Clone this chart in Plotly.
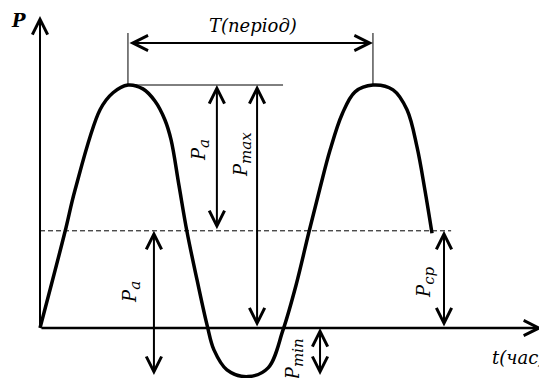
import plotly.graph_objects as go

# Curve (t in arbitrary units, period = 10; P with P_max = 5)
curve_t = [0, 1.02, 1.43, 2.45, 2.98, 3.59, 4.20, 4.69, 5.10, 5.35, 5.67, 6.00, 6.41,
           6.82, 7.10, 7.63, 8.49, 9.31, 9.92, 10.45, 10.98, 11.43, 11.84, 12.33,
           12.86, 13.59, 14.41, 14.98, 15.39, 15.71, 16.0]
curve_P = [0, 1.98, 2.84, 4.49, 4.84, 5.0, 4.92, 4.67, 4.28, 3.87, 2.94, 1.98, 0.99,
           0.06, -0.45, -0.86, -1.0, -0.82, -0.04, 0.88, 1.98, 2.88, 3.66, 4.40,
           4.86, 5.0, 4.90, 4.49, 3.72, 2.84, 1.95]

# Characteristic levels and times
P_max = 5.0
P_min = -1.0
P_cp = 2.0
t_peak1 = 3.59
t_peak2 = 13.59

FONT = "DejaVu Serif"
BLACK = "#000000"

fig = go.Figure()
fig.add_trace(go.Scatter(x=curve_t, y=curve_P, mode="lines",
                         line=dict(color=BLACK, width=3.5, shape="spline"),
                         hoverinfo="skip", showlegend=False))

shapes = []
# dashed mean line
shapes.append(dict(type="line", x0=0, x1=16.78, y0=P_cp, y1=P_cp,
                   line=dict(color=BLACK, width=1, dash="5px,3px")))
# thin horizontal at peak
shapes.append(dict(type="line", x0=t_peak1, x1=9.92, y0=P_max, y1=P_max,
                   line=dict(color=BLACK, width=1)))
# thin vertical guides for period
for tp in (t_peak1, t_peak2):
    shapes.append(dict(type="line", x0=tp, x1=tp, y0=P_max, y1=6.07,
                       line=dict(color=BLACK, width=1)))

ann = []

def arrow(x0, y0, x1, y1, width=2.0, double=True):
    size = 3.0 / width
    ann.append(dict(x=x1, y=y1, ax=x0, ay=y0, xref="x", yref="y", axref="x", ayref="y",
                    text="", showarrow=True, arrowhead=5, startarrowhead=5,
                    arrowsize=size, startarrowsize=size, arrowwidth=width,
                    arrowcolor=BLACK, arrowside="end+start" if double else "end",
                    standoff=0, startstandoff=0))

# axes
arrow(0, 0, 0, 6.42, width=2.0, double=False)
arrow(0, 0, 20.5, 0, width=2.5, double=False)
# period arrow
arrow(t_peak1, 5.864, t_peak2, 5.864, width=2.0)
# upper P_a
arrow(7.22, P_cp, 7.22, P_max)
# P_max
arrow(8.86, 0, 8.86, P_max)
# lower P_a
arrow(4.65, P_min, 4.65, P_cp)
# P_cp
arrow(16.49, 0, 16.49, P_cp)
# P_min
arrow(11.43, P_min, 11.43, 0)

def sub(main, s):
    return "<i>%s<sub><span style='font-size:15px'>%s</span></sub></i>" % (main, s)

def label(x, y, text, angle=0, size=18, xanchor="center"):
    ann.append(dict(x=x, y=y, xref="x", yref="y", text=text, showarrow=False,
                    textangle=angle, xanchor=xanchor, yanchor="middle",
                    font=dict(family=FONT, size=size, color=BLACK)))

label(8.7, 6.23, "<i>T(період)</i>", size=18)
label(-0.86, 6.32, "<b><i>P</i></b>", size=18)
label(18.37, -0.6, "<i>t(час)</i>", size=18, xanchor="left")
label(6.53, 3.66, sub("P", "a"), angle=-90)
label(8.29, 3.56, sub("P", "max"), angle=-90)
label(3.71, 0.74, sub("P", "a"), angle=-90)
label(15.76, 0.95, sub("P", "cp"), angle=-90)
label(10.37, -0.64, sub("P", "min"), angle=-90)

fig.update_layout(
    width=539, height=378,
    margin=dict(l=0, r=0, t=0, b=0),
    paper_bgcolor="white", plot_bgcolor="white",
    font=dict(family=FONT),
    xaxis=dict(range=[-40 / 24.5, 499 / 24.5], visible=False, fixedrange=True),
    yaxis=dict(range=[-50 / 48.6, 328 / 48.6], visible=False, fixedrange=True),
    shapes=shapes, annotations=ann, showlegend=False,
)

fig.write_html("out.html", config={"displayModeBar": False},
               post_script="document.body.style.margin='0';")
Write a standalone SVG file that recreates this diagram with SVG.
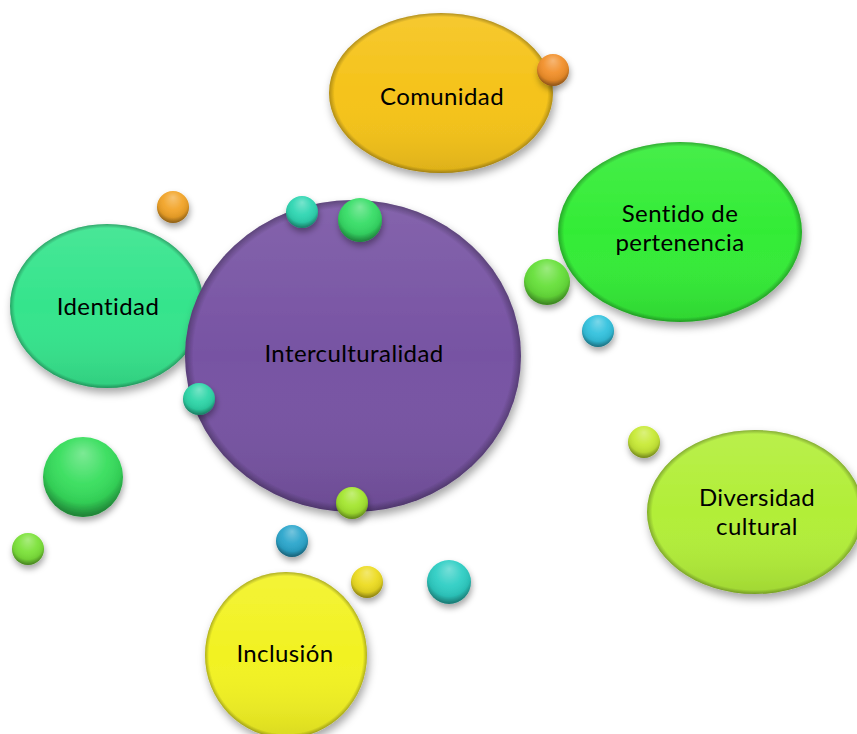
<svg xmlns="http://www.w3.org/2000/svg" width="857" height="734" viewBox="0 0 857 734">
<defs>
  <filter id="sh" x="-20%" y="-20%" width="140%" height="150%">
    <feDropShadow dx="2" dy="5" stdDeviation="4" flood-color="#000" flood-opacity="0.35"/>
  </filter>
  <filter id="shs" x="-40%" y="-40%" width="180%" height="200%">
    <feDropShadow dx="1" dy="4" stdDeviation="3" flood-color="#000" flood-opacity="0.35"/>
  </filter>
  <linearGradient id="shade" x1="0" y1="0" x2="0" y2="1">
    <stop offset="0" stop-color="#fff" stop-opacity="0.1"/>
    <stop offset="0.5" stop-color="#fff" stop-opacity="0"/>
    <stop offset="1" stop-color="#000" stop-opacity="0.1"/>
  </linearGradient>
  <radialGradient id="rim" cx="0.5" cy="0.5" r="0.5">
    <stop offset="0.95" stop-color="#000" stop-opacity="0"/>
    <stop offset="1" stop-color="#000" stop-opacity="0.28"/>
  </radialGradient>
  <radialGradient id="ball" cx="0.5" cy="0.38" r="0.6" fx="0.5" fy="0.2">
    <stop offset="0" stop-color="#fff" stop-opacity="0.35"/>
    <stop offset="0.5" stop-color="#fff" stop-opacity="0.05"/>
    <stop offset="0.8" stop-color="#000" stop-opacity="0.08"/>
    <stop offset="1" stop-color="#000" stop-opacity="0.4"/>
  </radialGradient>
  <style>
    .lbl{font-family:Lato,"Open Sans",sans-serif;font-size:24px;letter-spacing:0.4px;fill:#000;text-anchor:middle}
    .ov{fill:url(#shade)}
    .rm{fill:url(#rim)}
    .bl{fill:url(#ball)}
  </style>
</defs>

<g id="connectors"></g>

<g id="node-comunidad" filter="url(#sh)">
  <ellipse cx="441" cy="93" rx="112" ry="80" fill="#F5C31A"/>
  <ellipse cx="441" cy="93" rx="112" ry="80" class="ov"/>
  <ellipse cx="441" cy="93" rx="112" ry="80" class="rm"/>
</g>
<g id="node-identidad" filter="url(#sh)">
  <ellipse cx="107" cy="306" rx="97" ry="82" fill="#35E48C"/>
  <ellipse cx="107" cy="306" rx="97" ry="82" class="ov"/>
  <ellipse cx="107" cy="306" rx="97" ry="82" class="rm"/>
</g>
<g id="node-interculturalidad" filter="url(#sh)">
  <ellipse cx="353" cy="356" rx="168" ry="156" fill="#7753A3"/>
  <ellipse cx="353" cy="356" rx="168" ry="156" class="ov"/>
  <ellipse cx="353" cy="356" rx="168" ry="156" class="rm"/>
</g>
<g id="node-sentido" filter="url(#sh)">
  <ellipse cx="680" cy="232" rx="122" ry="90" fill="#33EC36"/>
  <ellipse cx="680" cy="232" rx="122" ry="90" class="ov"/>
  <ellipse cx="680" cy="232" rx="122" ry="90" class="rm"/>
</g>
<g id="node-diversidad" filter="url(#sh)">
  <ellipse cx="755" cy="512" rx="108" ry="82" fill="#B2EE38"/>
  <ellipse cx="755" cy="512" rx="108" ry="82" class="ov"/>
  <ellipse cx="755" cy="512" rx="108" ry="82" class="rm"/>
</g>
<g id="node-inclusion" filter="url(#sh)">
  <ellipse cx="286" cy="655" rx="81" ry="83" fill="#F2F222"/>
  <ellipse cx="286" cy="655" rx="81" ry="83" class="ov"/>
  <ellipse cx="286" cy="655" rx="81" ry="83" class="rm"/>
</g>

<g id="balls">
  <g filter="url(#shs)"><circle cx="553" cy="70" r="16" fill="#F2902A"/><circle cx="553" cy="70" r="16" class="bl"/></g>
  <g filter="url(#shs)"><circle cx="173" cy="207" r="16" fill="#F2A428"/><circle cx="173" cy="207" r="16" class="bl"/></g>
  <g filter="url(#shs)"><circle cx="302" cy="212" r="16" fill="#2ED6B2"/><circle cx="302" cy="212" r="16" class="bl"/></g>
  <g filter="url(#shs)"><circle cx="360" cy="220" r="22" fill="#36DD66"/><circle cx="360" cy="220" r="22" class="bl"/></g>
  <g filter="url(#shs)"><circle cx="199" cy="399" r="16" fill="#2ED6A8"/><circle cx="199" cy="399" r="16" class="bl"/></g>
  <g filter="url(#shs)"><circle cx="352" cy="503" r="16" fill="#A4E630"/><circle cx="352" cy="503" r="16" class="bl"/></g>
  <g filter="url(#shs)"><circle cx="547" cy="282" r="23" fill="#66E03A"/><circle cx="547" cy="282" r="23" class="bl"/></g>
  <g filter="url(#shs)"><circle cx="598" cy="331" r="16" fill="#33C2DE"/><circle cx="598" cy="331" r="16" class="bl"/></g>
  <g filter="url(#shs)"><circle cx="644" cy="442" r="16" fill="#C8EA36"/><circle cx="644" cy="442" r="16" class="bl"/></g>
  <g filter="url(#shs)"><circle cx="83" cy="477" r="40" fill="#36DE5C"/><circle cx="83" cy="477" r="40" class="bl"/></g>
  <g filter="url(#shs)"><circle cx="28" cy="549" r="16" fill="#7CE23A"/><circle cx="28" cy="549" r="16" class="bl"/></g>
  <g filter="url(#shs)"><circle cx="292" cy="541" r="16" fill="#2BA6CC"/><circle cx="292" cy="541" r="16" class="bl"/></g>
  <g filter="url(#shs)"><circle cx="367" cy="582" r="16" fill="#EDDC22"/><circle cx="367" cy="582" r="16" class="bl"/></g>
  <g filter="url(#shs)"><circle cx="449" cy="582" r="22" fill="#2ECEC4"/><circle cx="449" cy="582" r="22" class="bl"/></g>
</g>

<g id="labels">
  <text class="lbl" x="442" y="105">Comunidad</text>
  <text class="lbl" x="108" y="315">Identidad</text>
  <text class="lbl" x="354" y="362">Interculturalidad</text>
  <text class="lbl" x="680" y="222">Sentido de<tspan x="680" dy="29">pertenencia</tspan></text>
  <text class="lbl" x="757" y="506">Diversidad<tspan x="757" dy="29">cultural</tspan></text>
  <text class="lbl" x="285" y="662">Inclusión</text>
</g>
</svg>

- - -

■ Directions
Take the material above from its first line through the line holding "import plotly.graph_objects as go" and set it down exactly, without the pictures.

■ Solution
Clone this chart in Plotly.
import plotly.graph_objects as go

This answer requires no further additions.